Timing is equally important. Early morning can provide cleaner light and reduced activity around busy areas. Late afternoon may bring warmer tones and better directional light across architecture and landscaping. In coastal and hillside locations, marine layer, wind, haze, and changing sun angles can affect visibility. A professional plan accounts for these conditions and may recommend a different capture window when the setting is a central selling feature.
Operational restrictions can also affect what is possible. Airspace, weather, temporary flight restrictions, nearby airports, and site conditions all need to be evaluated. A responsible provider will work within applicable requirements and make realistic recommendations if a preferred shot cannot be safely or legally captured. That is a practical part of reliable real estate media production, not an afterthought.

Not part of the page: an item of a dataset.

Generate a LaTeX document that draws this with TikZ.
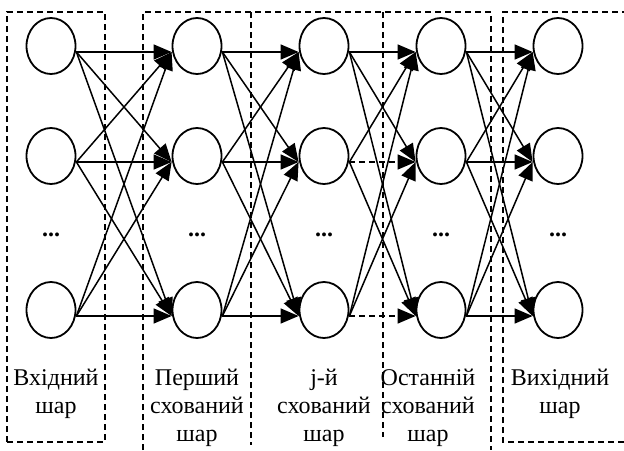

Choosing stills, video, or both
Aerial still photography is often the most efficient choice when the objective is MLS coverage and a few strong marketing images. It is direct, adaptable, and easy to use across listing platforms. A well-composed still can communicate scale and location immediately, particularly when combined with a clear ground-level exterior image.
Drone video is more valuable when movement adds information. It can create a sense of approach through a gated entry, follow the line from a home to its outdoor amenities, or transition from a close architectural detail to a broad view of the setting. For higher-end listings and properties with distinctive land or location, those sequences can strengthen a branded property film and social media campaign.
Using both does not always mean producing more content than necessary. It means selecting the formats that serve the campaign. A focused set of aerial stills and several short, intentional video clips can be more effective than a lengthy flight montage with no clear buyer takeaway.
Turning aerial assets into stronger listing presentation
Once the media is delivered, placement matters. Lead with the image that makes the strongest case for the listing, whether that is an elevated front exterior, a view-oriented angle, or a wide shot of the grounds. Use aerial images later in the gallery to explain location, amenities, and lot configuration. If a feature needs context, pair the aerial image with a ground-level photo that shows how it is experienced.
For video, keep the opening seconds decisive. The first aerial clip should establish something meaningful about the property, not simply show an extended rise above the roofline. Short clips can be repurposed for vertical social content, listing websites, agent presentations, and property email campaigns while preserving the same visual message.
Klikarts approaches aerial capture as part of a complete real estate marketing system, with MLS-ready stills and video designed to work alongside photography, floor plans, and listing presentation tools. That coordination helps agents move from production day to promotion without piecing together assets from multiple vendors.
Aerial media earns its place in a campaign when it makes the property easier to understand and harder to overlook. If the setting carries value, show it with the clarity buyers need to act on it.